The courts, the AA classes were
finished. I had moved on. On my way to class at Umass Boston, I grabbed the new
edition of Boston Phoenix like I did every week. The cover story was about
those very kids—those homeless drug users who lived and hung out at Harvard
Square . The story followed a man named Shannon
(who was one of my attackers and named in the police report) and reported of
his fighting heroics, his leadership qualities in “the pit” as it was called.
For some odd reason the story writer sided with these kids as if it were cool
to be homeless and addicted to drugs and alcohol (I still have the article). The
payback I suppose was that the story justified my innocence.

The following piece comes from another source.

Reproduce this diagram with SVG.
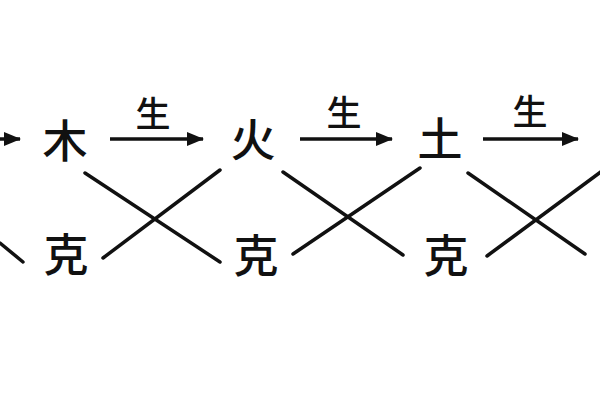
<svg xmlns="http://www.w3.org/2000/svg" width="600" height="400" viewBox="0 0 600 400">
<style>
.el{font-family:"Noto Sans CJK SC","Noto Sans CJK TC",sans-serif;font-size:45px;font-weight:500;fill:#111;text-anchor:middle}
.lb{font-family:"Noto Sans CJK SC","Noto Sans CJK TC",sans-serif;font-size:35px;font-weight:500;fill:#111;text-anchor:middle}
.ar{stroke:#111;stroke-width:3.5;fill:none;marker-end:url(#ah)}
.ln{stroke:#111;stroke-width:3.5;fill:none;stroke-linecap:round}
</style>
<defs>
<marker id="ah" markerUnits="userSpaceOnUse" markerWidth="17" markerHeight="14" refX="16" refY="7" orient="auto">
<path d="M0,0 L17,7 L0,14 Z" fill="#111"/>
</marker>
</defs>
<rect width="600" height="400" fill="#fff"/>
<g id="connectors">
<line class="ar" x1="0" y1="139" x2="20" y2="139"/>
<line class="ar" x1="110" y1="139" x2="203" y2="139"/>
<line class="ar" x1="300" y1="139" x2="392" y2="139"/>
<line class="ar" x1="483" y1="139" x2="578" y2="139"/>
<line class="ln" x1="0" y1="243" x2="23" y2="262"/>
<line class="ln" x1="85" y1="173" x2="220" y2="262"/>
<line class="ln" x1="220" y1="170" x2="103" y2="258"/>
<line class="ln" x1="283" y1="172" x2="403" y2="255"/>
<line class="ln" x1="420" y1="168" x2="293" y2="254"/>
<line class="ln" x1="468" y1="173" x2="585" y2="254"/>
<line class="ln" x1="487" y1="256" x2="602" y2="171"/>
</g>
<g id="label-sheng-1"><text class="lb" x="153" y="127">生</text></g>
<g id="label-sheng-2"><text class="lb" x="344" y="126">生</text></g>
<g id="label-sheng-3"><text class="lb" x="530" y="125">生</text></g>
<g id="node-mu"><text class="el" x="65" y="158">木</text></g>
<g id="node-huo"><text class="el" x="253" y="157">火</text></g>
<g id="node-tu"><text class="el" x="440" y="156">土</text></g>
<g id="label-ke-1"><text class="el" x="66" y="272">克</text></g>
<g id="label-ke-2"><text class="el" x="256" y="273">克</text></g>
<g id="label-ke-3"><text class="el" x="446" y="273">克</text></g>
</svg>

I wonder looking back how things
might have been different. Because I stayed here I wound up meeting my future
wife some seven months later. Had I gone would I have met someone else? Would I
ever have kids? Would I be living the crazy single life? Maybe nothing would
have been different and the idea of moving to Canada
was mere fantasy. Still, it is a strange road we follow and stranger still
those roads not taken or discovered. I have no regrets of course. We got two
beautiful kids that I never in my remotest dreams would ever think possible. Anyway,
the sudden death of my old friend Gary sort of brought back a flood of
memories, this one included. Not that this was one of our best times together.
But it was definitely a crossroads time for me in my life.
Sometimes, when he took me out drinking to
a bar, it wasn't so much that I half expected a fight; it was more that, I
fully expected a brawl.
And lastly, I hope those kids got
everything they deserved, every last drop.